SharksWithLasers -- Seth Cooper

A CUTTING-EDGE BLOG FOR THE WORLD OF THE 21st CENTURY, Currently operated by Seth L. Cooper, a 27 year-old attorney in Seattle (sethlcooper at comcast dot net)

Saturday, March 13, 2004

ATHEOCRACTS ATTACK! The Wall Street Journal has an excellent editorial in their Sunday, March 14 issue, entitled "Secular Absolutism." The subtitle: "The irreligious left tries to impose its religious views on everyone else." Quite so! And they've had a number of successes as of late...

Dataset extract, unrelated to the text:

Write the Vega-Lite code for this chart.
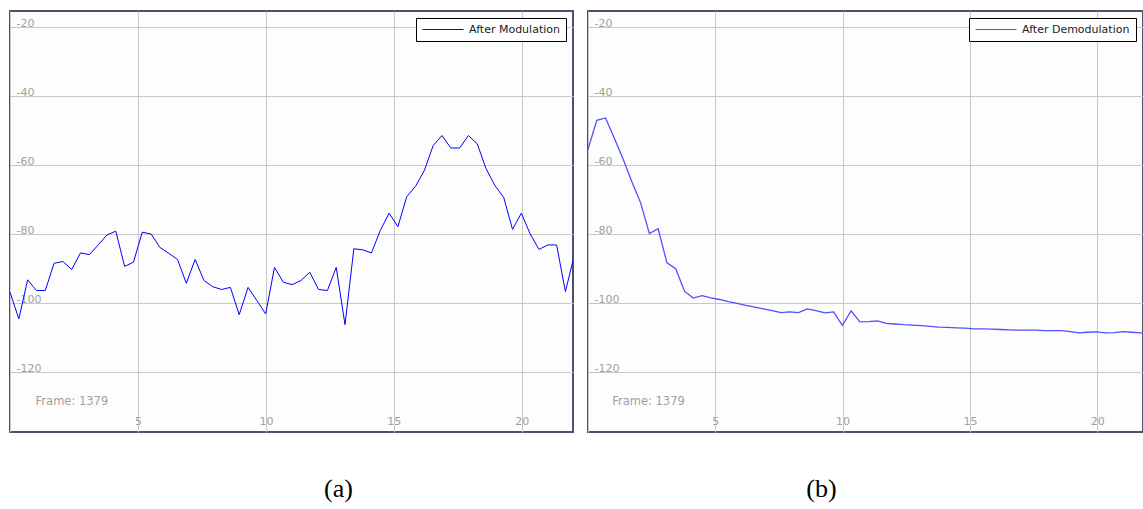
{
  "$schema": "https://vega.github.io/schema/vega-lite/v6.json",
  "background": "white",
  "padding": {"left": 9, "top": 10, "right": 0, "bottom": 0},
  "spacing": 13,
  "resolve": {"scale": {"x": "independent", "y": "independent", "color": "independent"}, "legend": {"color": "independent"}},
  "config": {
    "view": {"stroke": "#50506a", "strokeWidth": 2, "fill": "#fdfdfd"},
    "axisX": {"grid": true, "gridColor": "#c8c8c8", "gridWidth": 1, "ticks": false, "domain": false, "labelPadding": -8, "labelBaseline": "alphabetic", "labelColor": "#a0a0a0", "labelFont": "DejaVu Sans", "labelFontSize": 11, "labelFlush": false, "labelOverlap": false},
    "axisY": {"grid": true, "gridColor": "#c8c8c8", "gridWidth": 1, "ticks": false, "domain": false, "labelPadding": -6, "labelAlign": "left", "labelBaseline": "alphabetic", "labelColor": "#a0a0a0", "labelFont": "DejaVu Sans", "labelFontSize": 11, "labelFlush": false, "labelOverlap": false},
    "legend": {"orient": "top-right", "offset": 7, "padding": 6, "strokeColor": "#000000", "fillColor": "#ffffff", "symbolType": "stroke", "symbolSize": 1681, "symbolStrokeWidth": 1, "clipHeight": 11, "labelFont": "DejaVu Sans", "labelFontSize": 11, "labelColor": "#1a1a1a", "labelOffset": 5},
    "title": {"font": "Liberation Serif", "fontSize": 26, "fontWeight": "normal", "color": "#000000", "anchor": "middle"}
  },
  "hconcat": [
    {
      "width": 563,
      "height": 421,
      "title": {"text": "(a)", "orient": "bottom", "dx": 47, "offset": 44},
      "data": {"values": [
        {"f": 0, "db": -97.0}, {"f": 0.345, "db": -104.7}, {"f": 0.689, "db": -93.4}, {"f": 1.034, "db": -96.5},
        {"f": 1.378, "db": -96.5}, {"f": 1.723, "db": -88.6}, {"f": 2.067, "db": -88.1}, {"f": 2.412, "db": -90.4},
        {"f": 2.756, "db": -85.6}, {"f": 3.101, "db": -86.1}, {"f": 3.445, "db": -83.3}, {"f": 3.790, "db": -80.4},
        {"f": 4.134, "db": -79.3}, {"f": 4.479, "db": -89.5}, {"f": 4.823, "db": -88.3}, {"f": 5.168, "db": -79.6},
        {"f": 5.512, "db": -80.1}, {"f": 5.857, "db": -84.0}, {"f": 6.201, "db": -85.7}, {"f": 6.546, "db": -87.5},
        {"f": 6.890, "db": -94.4}, {"f": 7.235, "db": -87.5}, {"f": 7.579, "db": -93.6}, {"f": 7.924, "db": -95.4},
        {"f": 8.268, "db": -96.2}, {"f": 8.613, "db": -95.6}, {"f": 8.957, "db": -103.5}, {"f": 9.302, "db": -95.6},
        {"f": 9.646, "db": -99.4}, {"f": 9.991, "db": -103.3}, {"f": 10.335, "db": -89.8}, {"f": 10.680, "db": -94.1},
        {"f": 11.024, "db": -94.8}, {"f": 11.369, "db": -93.6}, {"f": 11.713, "db": -91.2}, {"f": 12.058, "db": -96.2},
        {"f": 12.402, "db": -96.5}, {"f": 12.747, "db": -89.8}, {"f": 13.091, "db": -106.4}, {"f": 13.436, "db": -84.4},
        {"f": 13.780, "db": -84.7}, {"f": 14.125, "db": -85.6}, {"f": 14.469, "db": -79.1}, {"f": 14.814, "db": -74.1},
        {"f": 15.158, "db": -78.0}, {"f": 15.503, "db": -69.3}, {"f": 15.847, "db": -66.3}, {"f": 16.192, "db": -61.7},
        {"f": 16.536, "db": -54.5}, {"f": 16.881, "db": -51.6}, {"f": 17.225, "db": -55.2}, {"f": 17.570, "db": -55.2},
        {"f": 17.914, "db": -51.6}, {"f": 18.259, "db": -54.0}, {"f": 18.603, "db": -61.2}, {"f": 18.948, "db": -66.1},
        {"f": 19.292, "db": -69.5}, {"f": 19.637, "db": -78.8}, {"f": 19.981, "db": -74.1}, {"f": 20.326, "db": -80.1},
        {"f": 20.670, "db": -84.6}, {"f": 21.015, "db": -83.3}, {"f": 21.359, "db": -83.3}, {"f": 21.704, "db": -96.8},
        {"f": 22.048, "db": -86.4}
      ]},
      "layer": [
        {
          "mark": {"type": "line", "clip": true, "strokeWidth": 1},
          "encoding": {
            "x": {"field": "f", "type": "quantitative", "title": null, "scale": {"domain": [0, 22], "nice": false, "zero": false},
                  "axis": {"values": [0, 5, 10, 15, 20], "labelExpr": "datum.value === 0 ? '' : datum.label"}},
            "y": {"field": "db", "type": "quantitative", "title": null, "scale": {"domain": [-137.5, -15.5], "nice": false, "zero": false},
                  "axis": {"values": [-120, -100, -80, -60, -40, -20], "labelExpr": "'' + datum.value"}},
            "color": {"datum": "After Modulation", "scale": {"range": ["#0000ff"]}, "legend": {"title": null, "symbolStrokeColor": "#000080"}}
          }
        },
        {
          "data": {"values": [{"f": 1.0, "db": -128.8, "t": "Frame: 1379"}]},
          "mark": {"type": "text", "align": "left", "baseline": "middle", "font": "DejaVu Sans", "fontSize": 11.5, "color": "#a0a0a0"},
          "encoding": {
            "x": {"field": "f", "type": "quantitative"},
            "y": {"field": "db", "type": "quantitative"},
            "text": {"field": "t"}
          }
        }
      ]
    },
    {
      "width": 555,
      "height": 421,
      "title": {"text": "(b)", "orient": "bottom", "dx": -44, "offset": 44},
      "data": {"values": [
        {"f": 0, "db": -55.6}, {"f": 0.345, "db": -47.2}, {"f": 0.689, "db": -46.5}, {"f": 1.034, "db": -52.4},
        {"f": 1.378, "db": -58.4}, {"f": 1.723, "db": -65.0}, {"f": 2.067, "db": -71.1}, {"f": 2.412, "db": -80.0},
        {"f": 2.756, "db": -78.6}, {"f": 3.101, "db": -88.5}, {"f": 3.445, "db": -90.2}, {"f": 3.790, "db": -96.7},
        {"f": 4.134, "db": -98.7}, {"f": 4.479, "db": -98.0}, {"f": 4.823, "db": -98.6}, {"f": 5.168, "db": -99.1},
        {"f": 5.512, "db": -99.7}, {"f": 5.857, "db": -100.2}, {"f": 6.201, "db": -100.8}, {"f": 6.546, "db": -101.3},
        {"f": 6.890, "db": -101.8}, {"f": 7.235, "db": -102.3}, {"f": 7.579, "db": -102.9}, {"f": 7.924, "db": -102.7},
        {"f": 8.268, "db": -102.9}, {"f": 8.613, "db": -101.8}, {"f": 8.957, "db": -102.3}, {"f": 9.302, "db": -103.0},
        {"f": 9.646, "db": -102.7}, {"f": 9.991, "db": -106.6}, {"f": 10.335, "db": -102.4}, {"f": 10.680, "db": -105.6},
        {"f": 11.024, "db": -105.5}, {"f": 11.369, "db": -105.3}, {"f": 11.713, "db": -106.0}, {"f": 12.058, "db": -106.2},
        {"f": 12.402, "db": -106.4}, {"f": 12.747, "db": -106.5}, {"f": 13.091, "db": -106.7}, {"f": 13.436, "db": -106.9},
        {"f": 13.780, "db": -107.1}, {"f": 14.125, "db": -107.2}, {"f": 14.469, "db": -107.3}, {"f": 14.814, "db": -107.4},
        {"f": 15.158, "db": -107.6}, {"f": 15.503, "db": -107.6}, {"f": 15.847, "db": -107.7}, {"f": 16.192, "db": -107.8},
        {"f": 16.536, "db": -107.9}, {"f": 16.881, "db": -108.0}, {"f": 17.225, "db": -108.0}, {"f": 17.570, "db": -108.0},
        {"f": 17.914, "db": -108.1}, {"f": 18.259, "db": -108.1}, {"f": 18.603, "db": -108.1}, {"f": 18.948, "db": -108.4},
        {"f": 19.292, "db": -108.8}, {"f": 19.637, "db": -108.6}, {"f": 19.981, "db": -108.5}, {"f": 20.326, "db": -108.8},
        {"f": 20.670, "db": -108.7}, {"f": 21.015, "db": -108.4}, {"f": 21.359, "db": -108.6}, {"f": 21.704, "db": -108.8},
        {"f": 22.048, "db": -109.0}
      ]},
      "layer": [
        {
          "mark": {"type": "line", "clip": true, "strokeWidth": 1.3},
          "encoding": {
            "x": {"field": "f", "type": "quantitative", "title": null, "scale": {"domain": [0, 21.8], "nice": false, "zero": false},
                  "axis": {"values": [0, 5, 10, 15, 20], "labelExpr": "datum.value === 0 ? '' : datum.label"}},
            "y": {"field": "db", "type": "quantitative", "title": null, "scale": {"domain": [-137.5, -15.5], "nice": false, "zero": false},
                  "axis": {"values": [-120, -100, -80, -60, -40, -20], "labelExpr": "'' + datum.value"}},
            "color": {"datum": "After Demodulation", "scale": {"range": ["#5050ff"]}, "legend": {"title": null, "symbolStrokeColor": "#6a6aff"}}
          }
        },
        {
          "data": {"values": [{"f": 0.95, "db": -128.8, "t": "Frame: 1379"}]},
          "mark": {"type": "text", "align": "left", "baseline": "middle", "font": "DejaVu Sans", "fontSize": 11.5, "color": "#a0a0a0"},
          "encoding": {
            "x": {"field": "f", "type": "quantitative"},
            "y": {"field": "db", "type": "quantitative"},
            "text": {"field": "t"}
          }
        }
      ]
    }
  ]
}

As the editorial notes, the California Supreme Court's recent decision upholding a law that blatantly infringes upon the free exercise of religion by Catholic charities, which are now required to provide contraceptives to employees. Further, in a major letdown, the U.S. Supreme Court refused to take up a case in Connecticut, where the Boy Scouts were denied a place on the state workers' voluntary-donation plan, which is otherwise generally available to all charitable groups.

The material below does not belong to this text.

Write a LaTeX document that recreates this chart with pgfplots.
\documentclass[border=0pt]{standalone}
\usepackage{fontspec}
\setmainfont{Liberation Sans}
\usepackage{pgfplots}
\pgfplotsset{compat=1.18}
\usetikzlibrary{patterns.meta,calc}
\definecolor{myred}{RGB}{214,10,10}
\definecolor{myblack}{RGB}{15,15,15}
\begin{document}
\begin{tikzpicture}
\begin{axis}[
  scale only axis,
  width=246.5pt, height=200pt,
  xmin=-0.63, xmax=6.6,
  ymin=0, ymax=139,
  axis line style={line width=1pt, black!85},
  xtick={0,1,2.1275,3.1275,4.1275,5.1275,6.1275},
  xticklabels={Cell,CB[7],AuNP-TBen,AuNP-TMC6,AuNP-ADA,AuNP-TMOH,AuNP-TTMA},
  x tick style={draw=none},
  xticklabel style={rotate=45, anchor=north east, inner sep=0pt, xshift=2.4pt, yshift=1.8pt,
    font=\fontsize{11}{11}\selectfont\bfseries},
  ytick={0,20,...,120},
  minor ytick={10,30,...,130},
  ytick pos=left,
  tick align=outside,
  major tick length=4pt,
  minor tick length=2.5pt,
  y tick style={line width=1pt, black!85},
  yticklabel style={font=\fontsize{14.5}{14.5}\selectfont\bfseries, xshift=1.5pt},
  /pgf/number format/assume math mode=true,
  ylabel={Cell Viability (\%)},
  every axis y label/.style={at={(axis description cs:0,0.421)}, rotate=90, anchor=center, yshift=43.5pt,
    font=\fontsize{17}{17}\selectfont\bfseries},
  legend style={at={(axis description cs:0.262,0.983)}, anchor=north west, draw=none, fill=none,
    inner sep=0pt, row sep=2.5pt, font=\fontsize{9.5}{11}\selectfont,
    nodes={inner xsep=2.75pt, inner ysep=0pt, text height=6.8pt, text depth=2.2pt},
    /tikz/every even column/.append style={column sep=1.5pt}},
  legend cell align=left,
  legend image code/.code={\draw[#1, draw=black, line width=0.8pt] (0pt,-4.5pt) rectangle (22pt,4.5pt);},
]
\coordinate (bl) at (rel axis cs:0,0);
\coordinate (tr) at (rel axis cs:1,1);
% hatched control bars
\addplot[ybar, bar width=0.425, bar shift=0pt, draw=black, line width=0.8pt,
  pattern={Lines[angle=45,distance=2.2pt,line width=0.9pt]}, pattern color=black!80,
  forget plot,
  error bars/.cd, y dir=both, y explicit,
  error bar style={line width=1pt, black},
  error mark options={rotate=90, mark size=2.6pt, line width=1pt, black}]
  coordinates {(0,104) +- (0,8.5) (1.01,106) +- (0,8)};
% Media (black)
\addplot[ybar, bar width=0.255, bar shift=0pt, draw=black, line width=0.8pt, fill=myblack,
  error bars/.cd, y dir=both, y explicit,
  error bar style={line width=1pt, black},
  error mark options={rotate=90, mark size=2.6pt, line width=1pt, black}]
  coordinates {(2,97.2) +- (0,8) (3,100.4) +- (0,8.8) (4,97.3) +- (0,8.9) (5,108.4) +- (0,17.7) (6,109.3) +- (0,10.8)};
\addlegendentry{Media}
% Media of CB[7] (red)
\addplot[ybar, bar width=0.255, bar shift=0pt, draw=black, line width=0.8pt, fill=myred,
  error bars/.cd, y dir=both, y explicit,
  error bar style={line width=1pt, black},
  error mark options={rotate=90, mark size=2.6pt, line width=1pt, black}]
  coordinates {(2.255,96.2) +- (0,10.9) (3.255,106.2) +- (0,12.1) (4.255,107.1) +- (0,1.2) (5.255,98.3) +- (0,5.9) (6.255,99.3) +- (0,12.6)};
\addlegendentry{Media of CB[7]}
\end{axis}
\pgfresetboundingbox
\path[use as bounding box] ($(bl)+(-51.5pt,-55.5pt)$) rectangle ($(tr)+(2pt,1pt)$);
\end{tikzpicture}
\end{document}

The WSJ editorial authors are quite correct that the ACLU is on a vendetta against the Boy Scouts, ever since their oh-so-close 5-4 victory in Boy Scouts of America v. Dale (2001). For some reason, the ardently secular left--including many who are die hard civil libertarians on free speech--just don't seem to understand the importance of free association. To me, free association is fundamental to a democratic society. It is an essential component to liberty. Furthermore, a group's message--yes, including its speech--is most definitely affected by the makeup of the group's membership. Attacks against BSA are also being waged in San Diego at present.

The editorial neglects to mention the U.S. Supreme Court's recent decision in Locke v. Davey (2004). I was surprised and disappointed by the court's ruling there, which essentially says its okay fior government to discriminate against speech based upon its religious content (even though its unconstitutional for government to discriminate against speech based upon its content). Fortunately, the holding appears to be sufficiently narrow that it will likely be seen as a mere anomaly in the continuing line of viewpoint neutrality decisions in the high court's first amendment jurisprudence.